Purpura awaits word on whether Roger Clemens and Andy Pettitte plan to pitch next year. Pettitte, who completed a three-year contract, is thinking about retirement. Clemens retired at the end of the last three seasons, only to return each time. Last season, he rejoined Houston in June.
"We can't just play the waiting game like we have in the past," Purpura said. "I would hope that Andy makes a determination sooner than later although I don't think he's any closer to that today than he was three weeks ago. Roger's situation is somewhat different because my sense is that the half-year of work did him well physically and he came through that very well and felt strong at the end, which was the whole idea."
As for rules, GMs plan to discuss eliminating ties - games that end with the score even because of rain and have gone at least five innings (or 4 1/2 innings if the home team is ahead). Those are replayed in their entirety - there were none this year but there was one in 2005 between Houston and Cincinnati.
Under the change, these types of games would become suspended, resumed at the point they were stopped.
The discussion about ball storage comes at a time when the Colorado Rockies and Coors Field have been under increased scrutiny. Some GMs think balls at the hitter-friendly ballpark have become deader since the Rockies started storing them in a humidor a few years ago.

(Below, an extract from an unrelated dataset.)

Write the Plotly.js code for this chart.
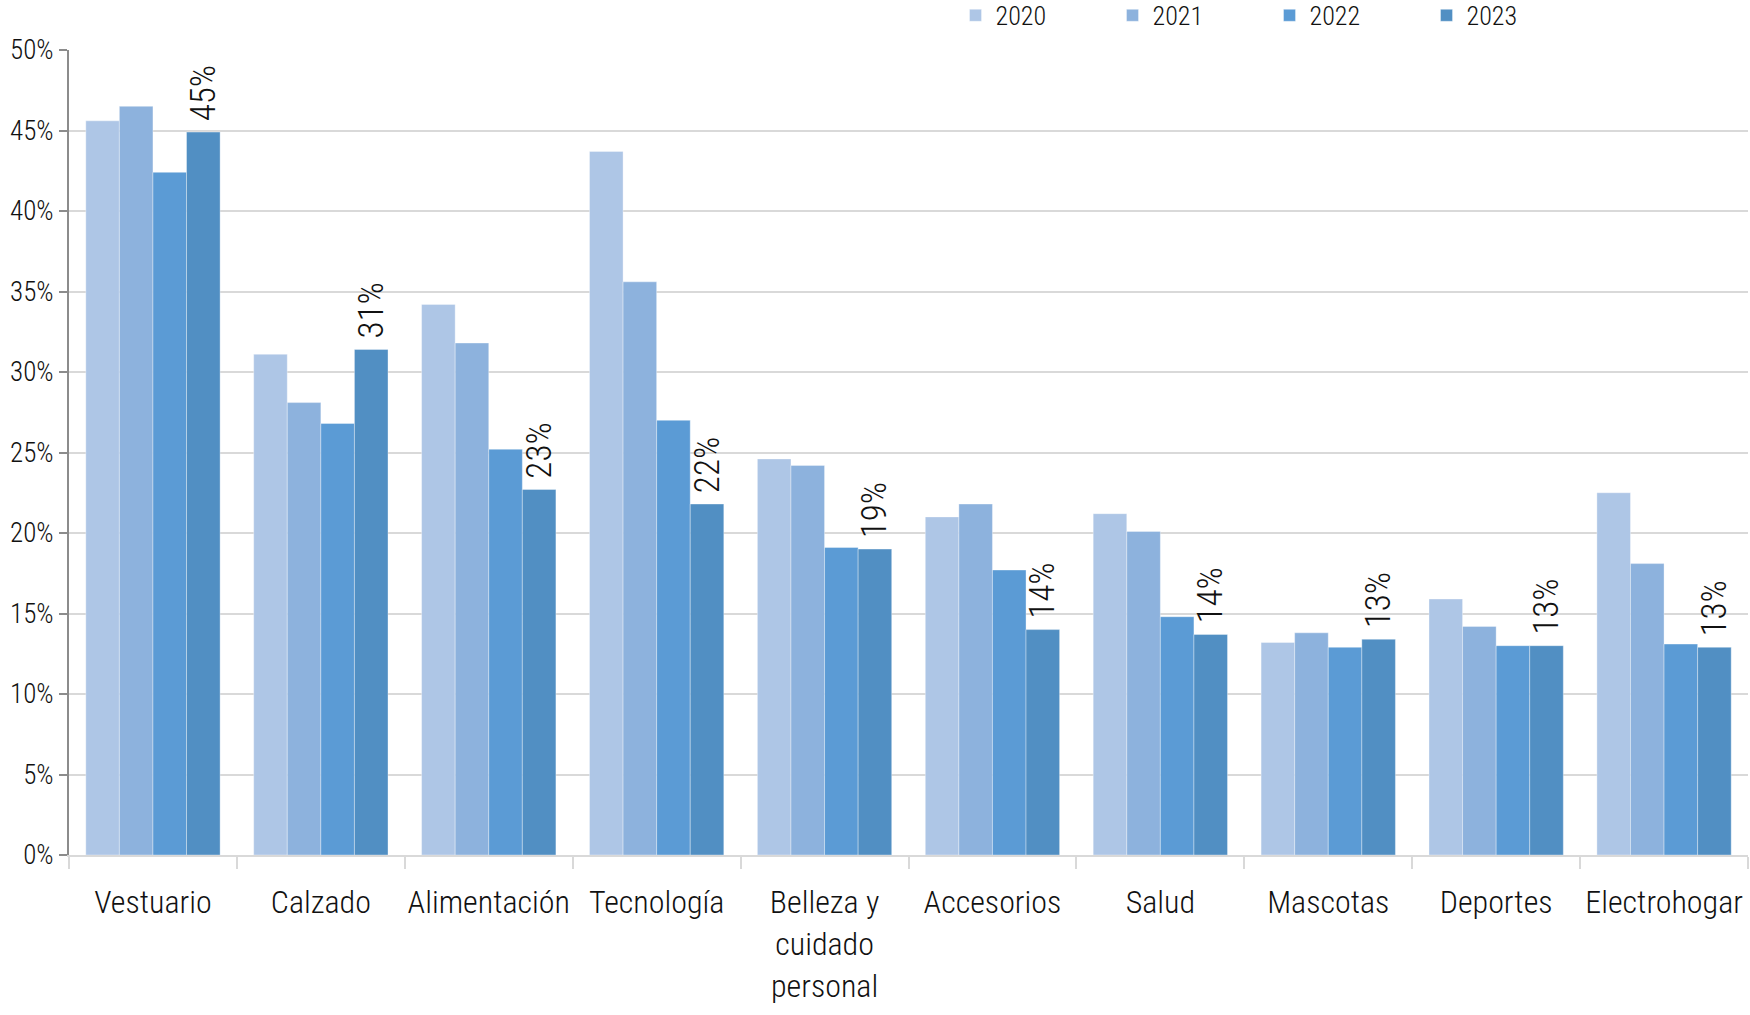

"I saw a remarkable difference just in batting practice," Purpura said, adding that he wanted to hear recommendations from Rawlings, the manufacturer.
"I've heard they have certain specifications for temperature and humidity, and if they have certain specifications for that, then I would be in favor of all of us storing our baseballs in the same manner," he said. "To me that levels the playing field, and I'm in favor of leveling the playing field wherever you can."